Across the Arrowhead, the impact of the arts is growing rapidly. “The figures for the seven counties served by the Arrowhead Regional Arts Council are startling,” said Firth. “The number of participating organizations doubled and income from the arts was $83.3 million in 2017, up from $39.7 million in 2015,” she said.

The burgeoning of the arts in the region has other less tangible effects on the area economy, by creating interest and excitement that makes communities more attractive even to those who just appreciate the arts. “For the non-artist, such as myself, it provides an opportunity to experience and enjoy the creativity of others as well as inspire me to use my own creativity,” said Kishel.
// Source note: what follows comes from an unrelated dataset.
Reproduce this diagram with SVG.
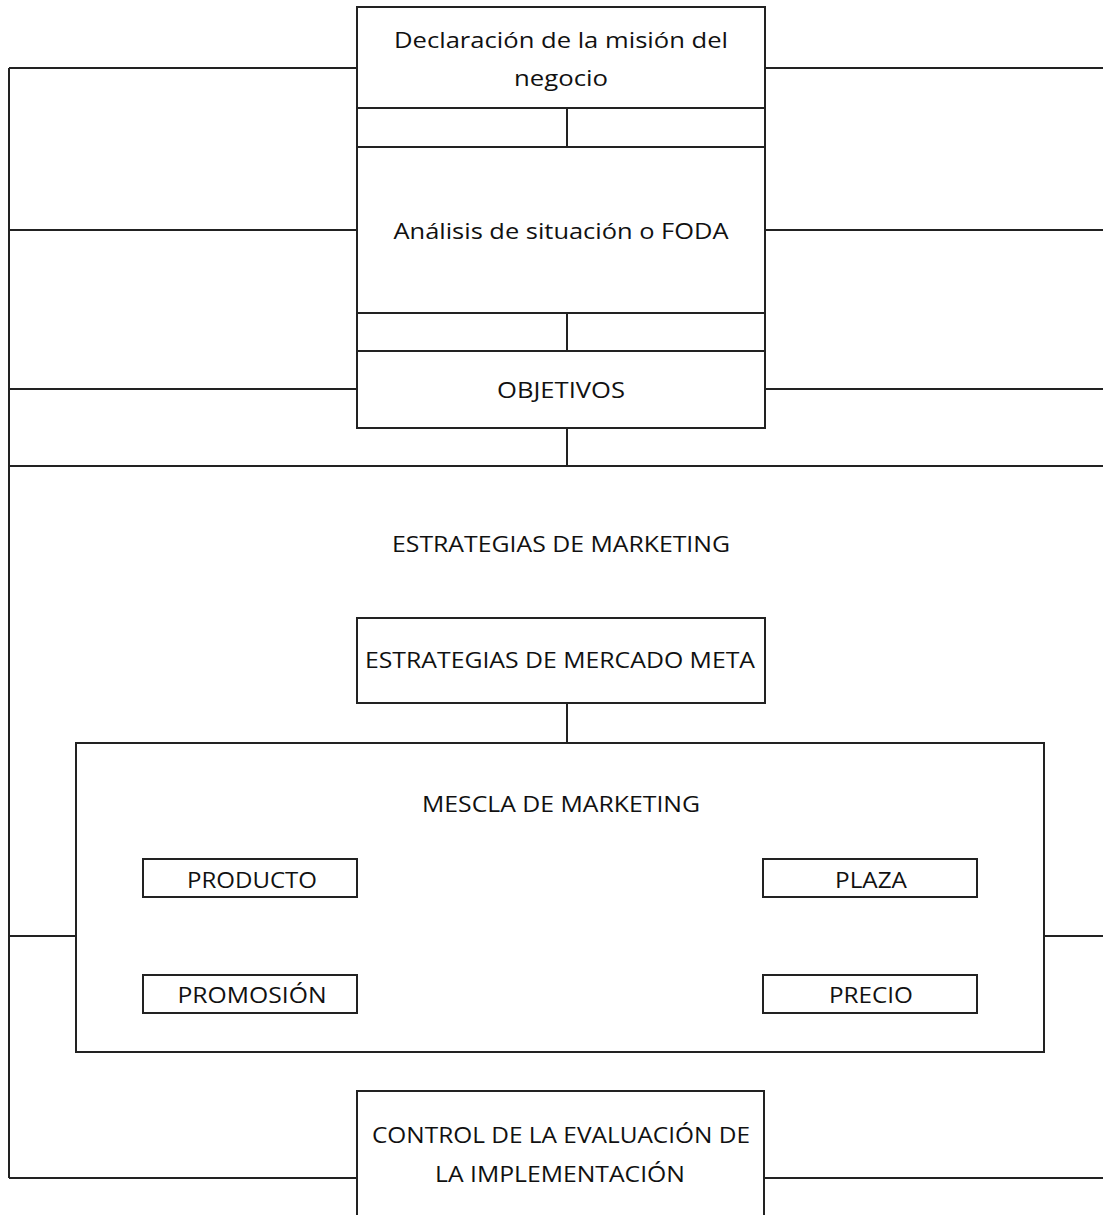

Firth agreed. “I met some friends for coffee and asked them what they thought about the impact of art in our community,” she said. “They thought that art gives a window into the minds of artists, showing various perspectives and perhaps leading to a greater understanding of different viewpoints. They felt having art available around us changes the aesthetics of our daily lives and having the opportunity to create art gives an outlet for learning and creativity that is life-enhancing.”

The arts also help to build a community’s connections and create new friendships, which further enhance quality of life and even the health of residents.

“Musical performances have been instrumental in bringing the community together,” said Kishel. The group’s wide range of summer arts classes are continuously connecting people with an interests in expanding their creative skills.

Firth said she sees much the same at the Ely Folk School. “Classes and other activities certainly help build community as people meet instructors and other students with similar interests,” she said. “Students often let me know they’re eager to return for future classes and that they’ll encourage others to come join in the fun, and word of mouth is the best marketing tool.”